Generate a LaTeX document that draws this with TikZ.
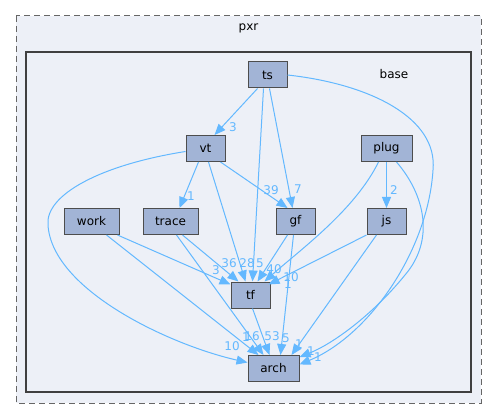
\documentclass[tikz,border=0pt]{standalone}
\usepackage{fontspec}
\setmainfont{DejaVu Sans}
\usetikzlibrary{arrows.meta,calc}
\definecolor{edgeblue}{HTML}{63B8FF}
\definecolor{nodefill}{HTML}{A2B4D6}
\definecolor{nodeline}{HTML}{4D4D4D}
\definecolor{clusterfill}{HTML}{EDF0F7}
\definecolor{clusterline}{HTML}{404040}
\tikzset{
  dirnode/.style={draw=nodeline, fill=nodefill, line width=1pt, minimum height=26pt, inner sep=0pt, font=\fontsize{12}{14}\selectfont},
  dep/.style={draw=edgeblue, line width=1pt, -{Triangle[length=11pt,width=9pt]}},
  lbl/.style={text=edgeblue, font=\fontsize{12}{14}\selectfont, inner sep=0pt},
  clabel/.style={font=\fontsize{12}{14}\selectfont, inner sep=0pt}
}
\begin{document}
\begin{tikzpicture}[x=1pt,y=-1pt]
\useasboundingbox (0,0) rectangle (497,419);
% clusters
\draw[draw=black!60, fill=clusterfill, line width=1pt, dash pattern=on 6pt off 4pt] (16,16) rectangle (481,403);
\node[clabel] (pxrlbl) at (248.5,28) {pxr};
\draw[draw=clusterline, fill=clusterfill, line width=2pt] (26,52) rectangle (471,392);
\node[clabel] (baselbl) at (394,74) {base};
% nodes
\node[dirnode, minimum width=39pt] (ts) at (267.5,75) {ts};
\node[dirnode, minimum width=39pt] (vt) at (205.5,148.5) {vt};
\node[dirnode, minimum width=51pt] (plug) at (386.5,148.5) {plug};
\node[dirnode, minimum width=55pt] (work) at (91.5,221.5) {work};
\node[dirnode, minimum width=55pt] (trace) at (170.5,221.5) {trace};
\node[dirnode, minimum width=39pt] (gf) at (295.5,221.5) {gf};
\node[dirnode, minimum width=39pt] (js) at (386.5,221.5) {js};
\node[dirnode, minimum width=39pt] (tf) at (250.5,295) {tf};
\node[dirnode, minimum width=51pt] (arch) at (273.5,368.5) {arch};
% edges from ts
\draw[dep] ($(ts.south)+(-10,0)$) -- ($(vt.north)+(9,0)$);
\draw[dep] ($(ts.south)+(-4,0)$) -- ($(tf.north)+(2,0)$);
\draw[dep] ($(ts.south)+(2,0)$) -- ($(gf.north)+(-3,0)$);
\draw[dep] (ts.east) .. controls (370,84) and (438,118) .. (433,170) .. controls (428,250) and (370,335) .. ($(arch.east)+(0,-4)$);
% edges from vt
\draw[dep] ($(vt.south)+(-7,0)$) -- ($(trace.north)+(9,0)$);
\draw[dep] ($(vt.south)+(3,0)$) -- ($(tf.north)+(-5,0)$);
\draw[dep] ($(vt.south east)+(-5,0)$) -- ($(gf.north)+(-8,0)$);
\draw[dep] ($(vt.west)+(0,3)$) .. controls (100,165) and (45,195) .. (48,225) .. controls (52,290) and (170,345) .. ($(arch.west)+(0,-6)$);
% edges from plug
\draw[dep] (plug.south) -- (js.north);
\draw[dep] ($(plug.south)+(-8,0)$) .. controls (355,210) and (300,250) .. ($(tf.north east)+(-6,0)$);
\draw[dep] ($(plug.south)+(10,0)$) .. controls (425,195) and (435,240) .. (405,275) .. controls (370,318) and (330,345) .. ($(arch.north east)+(0,2)$);
% edges from work
\draw[dep] ($(work.south east)+(-2,0)$) -- ($(tf.north west)+(0,3)$);
\draw[dep] ($(work.south)+(15,0)$) -- ($(arch.north)+(-15,0)$);
% edges from trace
\draw[dep] ($(trace.south)+(12,0)$) -- ($(tf.north)+(-12,0)$);
\draw[dep] ($(trace.south)+(6,0)$) -- ($(arch.north)+(-10,0)$);
% edges from gf
\draw[dep] ($(gf.south)+(-8,0)$) -- ($(tf.north)+(7,0)$);
\draw[dep] ($(gf.south)+(-2,0)$) -- ($(arch.north)+(7,0)$);
% edges from js
\draw[dep] (js.south west) -- ($(tf.north east)+(-2,3)$);
\draw[dep] ($(js.south)+(-10,0)$) -- ($(arch.north east)+(-8,0)$);
% edge from tf
\draw[dep] ($(tf.south)+(2,0)$) -- ($(arch.north)+(-4,0)$);
% labels
\node[lbl] (l1) at (233,127) {3};
\node[lbl] (l2) at (298,189) {7};
\node[lbl] (l3) at (271,190) {39};
\node[lbl] (l4) at (191,196) {1};
\node[lbl] (l5) at (394,190) {2};
\node[lbl] (l6) at (216,270) {3};
\node[lbl] (l7) at (229,263) {36};
\node[lbl] (l8) at (247,263) {28};
\node[lbl] (l9) at (260,263) {5};
\node[lbl] (l10) at (274,269) {40};
\node[lbl] (l11) at (291,277) {10};
\node[lbl] (l12) at (288,284) {1};
\node[lbl] (l13) at (232,346) {10};
\node[lbl] (l14) at (246,337) {1};
\node[lbl] (l15) at (252,336) {16};
\node[lbl] (l16) at (272,336) {53};
\node[lbl] (l17) at (286,338) {5};
\node[lbl] (l18) at (299,344) {1};
\node[lbl] (l19) at (311,351) {1};
\node[lbl] (l20) at (318,357) {1};
\end{tikzpicture}
\end{document}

★ ★ ★ ★ ★ ★ ★

**THE PROBLEM**
Print the full listing exactly, dropping the pictures.

**COMPLETE ANSWER**
Generate a LaTeX document that draws this with TikZ.
\documentclass[tikz,border=0pt]{standalone}
\usepackage{fontspec}
\setmainfont{DejaVu Sans}
\usetikzlibrary{arrows.meta,calc}
\definecolor{edgeblue}{HTML}{63B8FF}
\definecolor{nodefill}{HTML}{A2B4D6}
\definecolor{nodeline}{HTML}{4D4D4D}
\definecolor{clusterfill}{HTML}{EDF0F7}
\definecolor{clusterline}{HTML}{404040}
\tikzset{
  dirnode/.style={draw=nodeline, fill=nodefill, line width=1pt, minimum height=26pt, inner sep=0pt, font=\fontsize{12}{14}\selectfont},
  dep/.style={draw=edgeblue, line width=1pt, -{Triangle[length=11pt,width=9pt]}},
  lbl/.style={text=edgeblue, font=\fontsize{12}{14}\selectfont, inner sep=0pt},
  clabel/.style={font=\fontsize{12}{14}\selectfont, inner sep=0pt}
}
\begin{document}
\begin{tikzpicture}[x=1pt,y=-1pt]
\useasboundingbox (0,0) rectangle (497,419);
% clusters
\draw[draw=black!60, fill=clusterfill, line width=1pt, dash pattern=on 6pt off 4pt] (16,16) rectangle (481,403);
\node[clabel] (pxrlbl) at (248.5,28) {pxr};
\draw[draw=clusterline, fill=clusterfill, line width=2pt] (26,52) rectangle (471,392);
\node[clabel] (baselbl) at (394,74) {base};
% nodes
\node[dirnode, minimum width=39pt] (ts) at (267.5,75) {ts};
\node[dirnode, minimum width=39pt] (vt) at (205.5,148.5) {vt};
\node[dirnode, minimum width=51pt] (plug) at (386.5,148.5) {plug};
\node[dirnode, minimum width=55pt] (work) at (91.5,221.5) {work};
\node[dirnode, minimum width=55pt] (trace) at (170.5,221.5) {trace};
\node[dirnode, minimum width=39pt] (gf) at (295.5,221.5) {gf};
\node[dirnode, minimum width=39pt] (js) at (386.5,221.5) {js};
\node[dirnode, minimum width=39pt] (tf) at (250.5,295) {tf};
\node[dirnode, minimum width=51pt] (arch) at (273.5,368.5) {arch};
% edges from ts
\draw[dep] ($(ts.south)+(-10,0)$) -- ($(vt.north)+(9,0)$);
\draw[dep] ($(ts.south)+(-4,0)$) -- ($(tf.north)+(2,0)$);
\draw[dep] ($(ts.south)+(2,0)$) -- ($(gf.north)+(-3,0)$);
\draw[dep] (ts.east) .. controls (370,84) and (438,118) .. (433,170) .. controls (428,250) and (370,335) .. ($(arch.east)+(0,-4)$);
% edges from vt
\draw[dep] ($(vt.south)+(-7,0)$) -- ($(trace.north)+(9,0)$);
\draw[dep] ($(vt.south)+(3,0)$) -- ($(tf.north)+(-5,0)$);
\draw[dep] ($(vt.south east)+(-5,0)$) -- ($(gf.north)+(-8,0)$);
\draw[dep] ($(vt.west)+(0,3)$) .. controls (100,165) and (45,195) .. (48,225) .. controls (52,290) and (170,345) .. ($(arch.west)+(0,-6)$);
% edges from plug
\draw[dep] (plug.south) -- (js.north);
\draw[dep] ($(plug.south)+(-8,0)$) .. controls (355,210) and (300,250) .. ($(tf.north east)+(-6,0)$);
\draw[dep] ($(plug.south)+(10,0)$) .. controls (425,195) and (435,240) .. (405,275) .. controls (370,318) and (330,345) .. ($(arch.north east)+(0,2)$);
% edges from work
\draw[dep] ($(work.south east)+(-2,0)$) -- ($(tf.north west)+(0,3)$);
\draw[dep] ($(work.south)+(15,0)$) -- ($(arch.north)+(-15,0)$);
% edges from trace
\draw[dep] ($(trace.south)+(12,0)$) -- ($(tf.north)+(-12,0)$);
\draw[dep] ($(trace.south)+(6,0)$) -- ($(arch.north)+(-10,0)$);
% edges from gf
\draw[dep] ($(gf.south)+(-8,0)$) -- ($(tf.north)+(7,0)$);
\draw[dep] ($(gf.south)+(-2,0)$) -- ($(arch.north)+(7,0)$);
% edges from js
\draw[dep] (js.south west) -- ($(tf.north east)+(-2,3)$);
\draw[dep] ($(js.south)+(-10,0)$) -- ($(arch.north east)+(-8,0)$);
% edge from tf
\draw[dep] ($(tf.south)+(2,0)$) -- ($(arch.north)+(-4,0)$);
% labels
\node[lbl] (l1) at (233,127) {3};
\node[lbl] (l2) at (298,189) {7};
\node[lbl] (l3) at (271,190) {39};
\node[lbl] (l4) at (191,196) {1};
\node[lbl] (l5) at (394,190) {2};
\node[lbl] (l6) at (216,270) {3};
\node[lbl] (l7) at (229,263) {36};
\node[lbl] (l8) at (247,263) {28};
\node[lbl] (l9) at (260,263) {5};
\node[lbl] (l10) at (274,269) {40};
\node[lbl] (l11) at (291,277) {10};
\node[lbl] (l12) at (288,284) {1};
\node[lbl] (l13) at (232,346) {10};
\node[lbl] (l14) at (246,337) {1};
\node[lbl] (l15) at (252,336) {16};
\node[lbl] (l16) at (272,336) {53};
\node[lbl] (l17) at (286,338) {5};
\node[lbl] (l18) at (299,344) {1};
\node[lbl] (l19) at (311,351) {1};
\node[lbl] (l20) at (318,357) {1};
\end{tikzpicture}
\end{document}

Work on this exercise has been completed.